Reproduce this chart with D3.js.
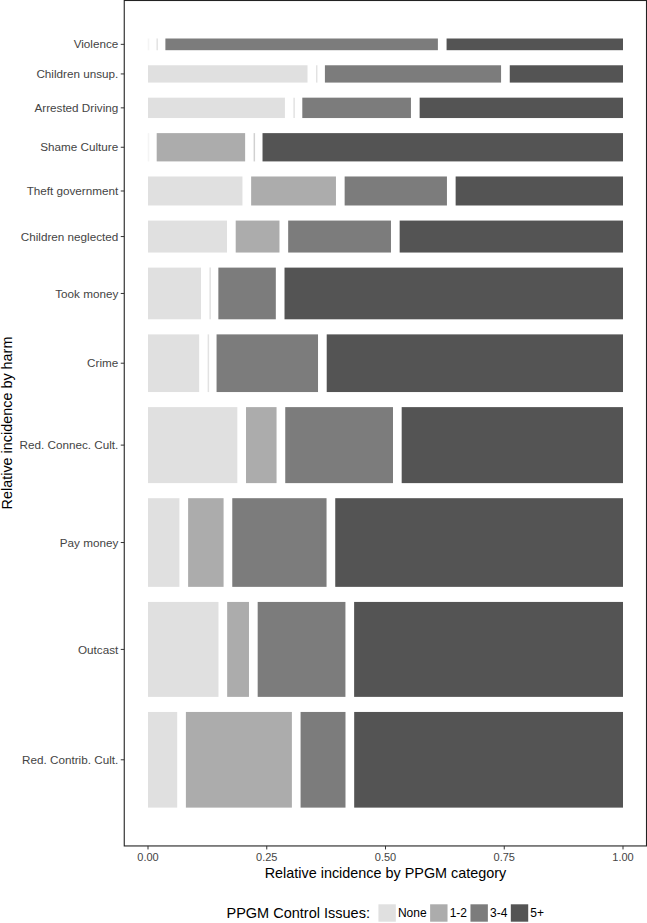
----------------
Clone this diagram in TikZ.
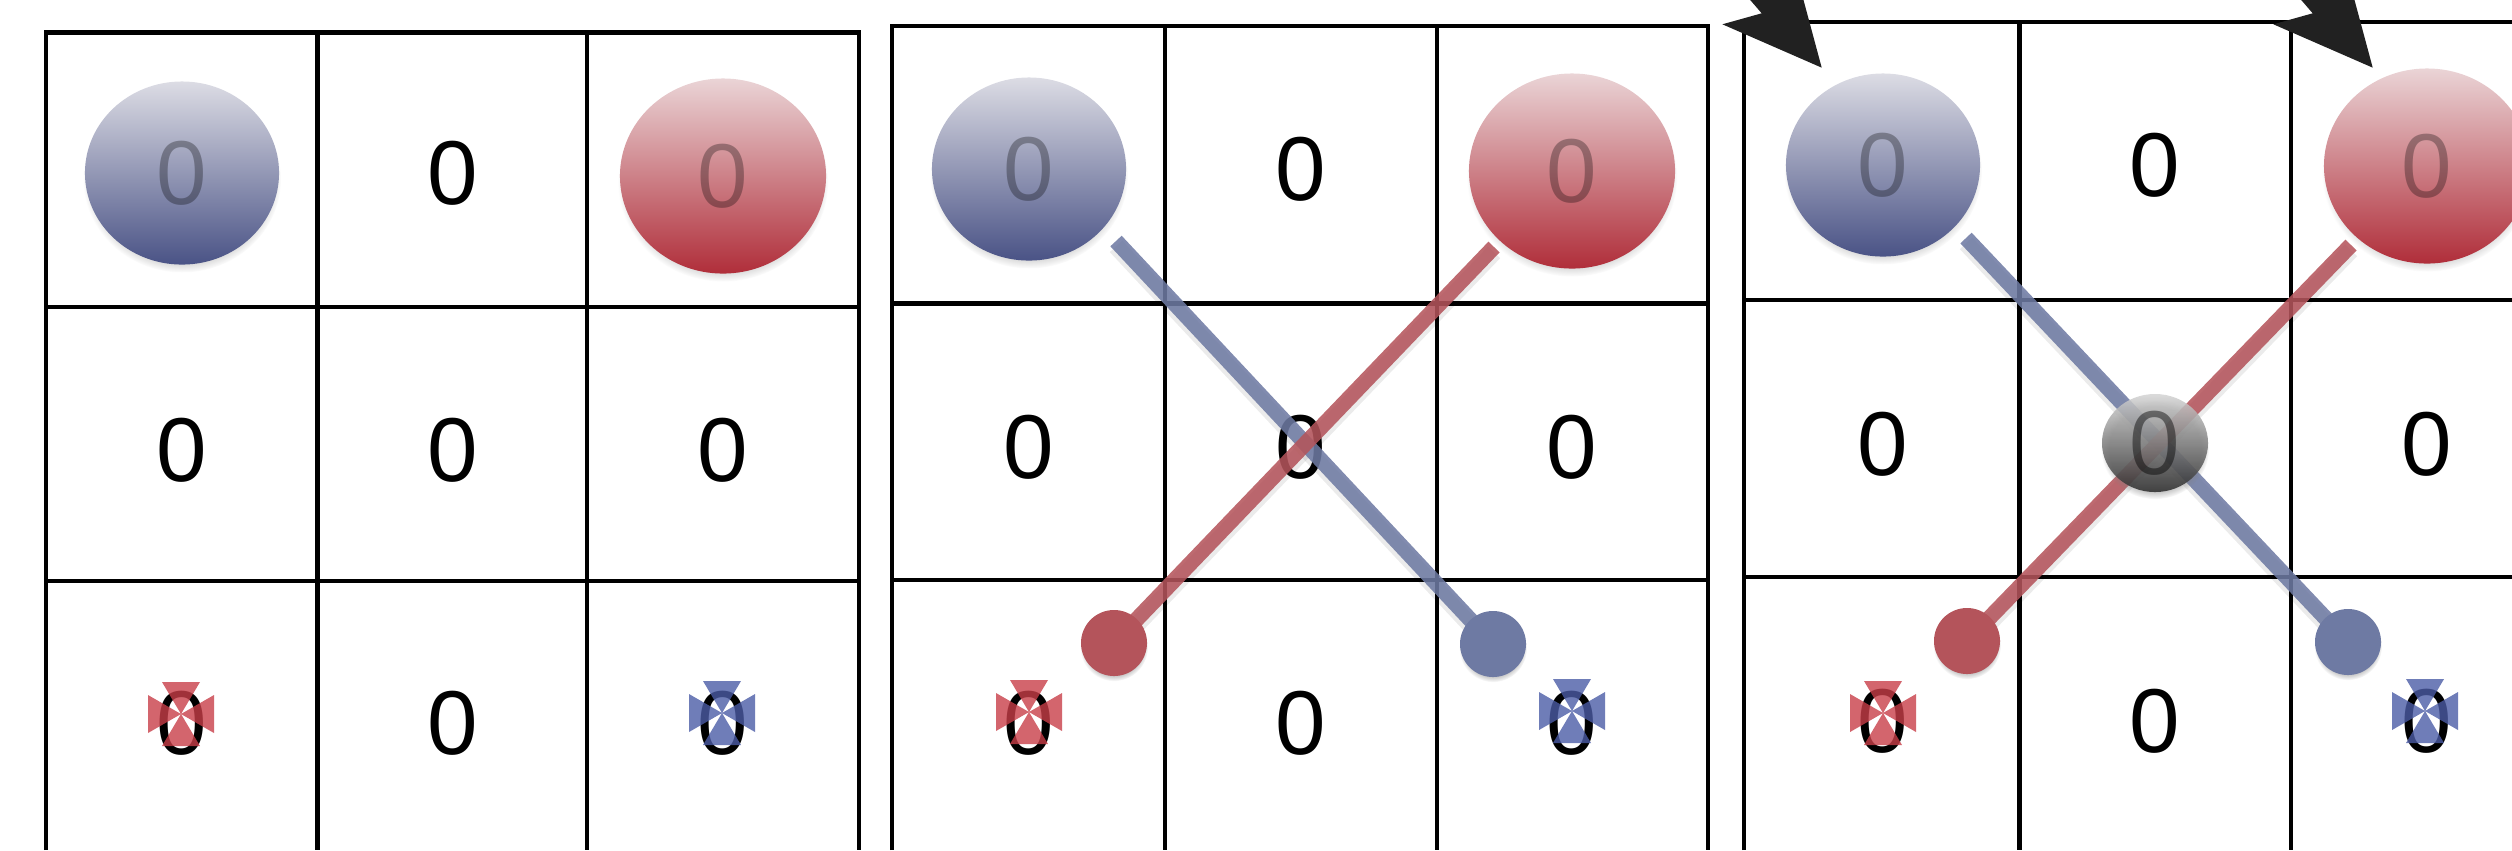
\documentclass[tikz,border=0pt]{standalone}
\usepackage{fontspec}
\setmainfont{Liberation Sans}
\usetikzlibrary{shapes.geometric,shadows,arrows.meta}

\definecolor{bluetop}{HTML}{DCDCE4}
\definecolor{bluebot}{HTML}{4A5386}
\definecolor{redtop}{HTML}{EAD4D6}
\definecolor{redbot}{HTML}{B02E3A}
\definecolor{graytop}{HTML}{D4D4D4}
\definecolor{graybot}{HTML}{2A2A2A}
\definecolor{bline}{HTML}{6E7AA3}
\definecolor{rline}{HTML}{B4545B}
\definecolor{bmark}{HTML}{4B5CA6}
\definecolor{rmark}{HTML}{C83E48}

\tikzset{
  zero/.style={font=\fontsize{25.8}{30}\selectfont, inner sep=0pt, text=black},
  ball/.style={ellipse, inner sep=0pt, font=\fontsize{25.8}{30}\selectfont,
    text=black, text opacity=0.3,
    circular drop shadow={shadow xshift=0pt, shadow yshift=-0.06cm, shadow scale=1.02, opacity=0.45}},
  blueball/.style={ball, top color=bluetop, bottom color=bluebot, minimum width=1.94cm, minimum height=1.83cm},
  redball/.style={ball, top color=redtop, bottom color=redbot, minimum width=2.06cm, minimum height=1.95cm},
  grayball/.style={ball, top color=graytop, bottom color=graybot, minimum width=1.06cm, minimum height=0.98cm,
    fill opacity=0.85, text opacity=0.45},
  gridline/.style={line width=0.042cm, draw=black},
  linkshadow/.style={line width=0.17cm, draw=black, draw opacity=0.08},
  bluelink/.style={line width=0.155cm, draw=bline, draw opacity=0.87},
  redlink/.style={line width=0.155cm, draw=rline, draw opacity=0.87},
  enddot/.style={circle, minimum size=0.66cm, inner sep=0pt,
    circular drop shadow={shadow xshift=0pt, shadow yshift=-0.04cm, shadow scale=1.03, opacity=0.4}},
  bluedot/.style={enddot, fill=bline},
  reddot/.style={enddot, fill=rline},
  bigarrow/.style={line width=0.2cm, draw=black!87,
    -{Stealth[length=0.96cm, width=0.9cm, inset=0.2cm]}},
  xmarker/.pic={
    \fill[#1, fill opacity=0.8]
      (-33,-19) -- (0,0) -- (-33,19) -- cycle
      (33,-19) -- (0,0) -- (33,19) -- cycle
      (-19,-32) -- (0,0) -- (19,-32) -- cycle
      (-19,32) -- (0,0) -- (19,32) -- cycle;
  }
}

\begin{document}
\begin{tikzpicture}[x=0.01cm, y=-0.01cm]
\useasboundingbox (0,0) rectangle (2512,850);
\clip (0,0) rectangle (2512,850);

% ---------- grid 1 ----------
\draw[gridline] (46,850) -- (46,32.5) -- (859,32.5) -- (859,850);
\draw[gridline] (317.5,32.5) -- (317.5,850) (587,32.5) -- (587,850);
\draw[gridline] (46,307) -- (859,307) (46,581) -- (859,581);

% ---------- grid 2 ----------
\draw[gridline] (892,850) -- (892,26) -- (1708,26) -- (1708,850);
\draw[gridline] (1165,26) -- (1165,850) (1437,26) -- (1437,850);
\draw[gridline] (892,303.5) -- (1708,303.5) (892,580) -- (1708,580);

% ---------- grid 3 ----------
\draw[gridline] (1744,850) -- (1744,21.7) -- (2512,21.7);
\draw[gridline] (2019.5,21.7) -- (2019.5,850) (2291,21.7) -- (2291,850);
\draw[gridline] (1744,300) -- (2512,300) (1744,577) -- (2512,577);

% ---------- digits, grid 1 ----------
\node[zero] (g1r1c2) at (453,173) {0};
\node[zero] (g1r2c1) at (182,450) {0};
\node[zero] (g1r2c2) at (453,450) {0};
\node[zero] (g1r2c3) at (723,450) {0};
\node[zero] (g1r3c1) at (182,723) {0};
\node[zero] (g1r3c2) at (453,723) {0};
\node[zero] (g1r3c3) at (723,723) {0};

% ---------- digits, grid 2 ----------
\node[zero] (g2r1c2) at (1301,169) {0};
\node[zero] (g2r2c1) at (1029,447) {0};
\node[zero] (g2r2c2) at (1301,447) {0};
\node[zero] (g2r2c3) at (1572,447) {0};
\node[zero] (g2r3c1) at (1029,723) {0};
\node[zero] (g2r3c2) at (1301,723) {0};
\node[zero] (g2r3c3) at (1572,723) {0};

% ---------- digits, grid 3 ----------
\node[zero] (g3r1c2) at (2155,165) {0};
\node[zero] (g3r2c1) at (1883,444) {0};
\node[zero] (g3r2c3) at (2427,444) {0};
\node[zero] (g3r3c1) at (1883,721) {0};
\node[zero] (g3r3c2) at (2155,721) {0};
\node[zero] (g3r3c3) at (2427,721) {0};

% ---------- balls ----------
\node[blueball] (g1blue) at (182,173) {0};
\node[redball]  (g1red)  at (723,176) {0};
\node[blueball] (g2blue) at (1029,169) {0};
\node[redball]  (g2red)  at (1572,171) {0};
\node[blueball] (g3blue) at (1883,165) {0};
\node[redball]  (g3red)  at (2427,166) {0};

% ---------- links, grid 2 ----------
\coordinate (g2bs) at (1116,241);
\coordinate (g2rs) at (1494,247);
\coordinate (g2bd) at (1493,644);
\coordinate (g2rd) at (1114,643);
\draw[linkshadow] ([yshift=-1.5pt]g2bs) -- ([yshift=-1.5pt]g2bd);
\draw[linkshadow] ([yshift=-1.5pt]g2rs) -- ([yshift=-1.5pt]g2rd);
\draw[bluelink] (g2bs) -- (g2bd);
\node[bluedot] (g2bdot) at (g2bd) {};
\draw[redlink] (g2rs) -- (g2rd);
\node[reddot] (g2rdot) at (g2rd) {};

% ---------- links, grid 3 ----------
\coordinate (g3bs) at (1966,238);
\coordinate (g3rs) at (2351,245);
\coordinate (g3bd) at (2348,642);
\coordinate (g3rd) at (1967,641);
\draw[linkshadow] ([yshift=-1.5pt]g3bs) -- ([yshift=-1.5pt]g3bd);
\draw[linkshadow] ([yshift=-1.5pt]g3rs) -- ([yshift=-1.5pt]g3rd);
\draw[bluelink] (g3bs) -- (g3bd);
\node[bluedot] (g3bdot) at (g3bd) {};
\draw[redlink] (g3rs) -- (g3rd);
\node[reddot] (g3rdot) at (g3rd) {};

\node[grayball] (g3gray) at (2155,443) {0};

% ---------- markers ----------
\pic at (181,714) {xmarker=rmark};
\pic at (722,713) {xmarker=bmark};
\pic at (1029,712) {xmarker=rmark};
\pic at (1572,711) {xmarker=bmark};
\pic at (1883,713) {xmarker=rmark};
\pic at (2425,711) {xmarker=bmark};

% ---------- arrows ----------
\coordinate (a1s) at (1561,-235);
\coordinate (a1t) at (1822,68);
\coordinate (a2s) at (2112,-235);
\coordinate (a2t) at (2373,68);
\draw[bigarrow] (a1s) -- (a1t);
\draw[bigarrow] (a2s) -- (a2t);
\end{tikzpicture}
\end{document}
----------------
● WHAT IS EXPECTED
Look through the material and say how many lines hold "this". Give the number only.

● OUTPUT
2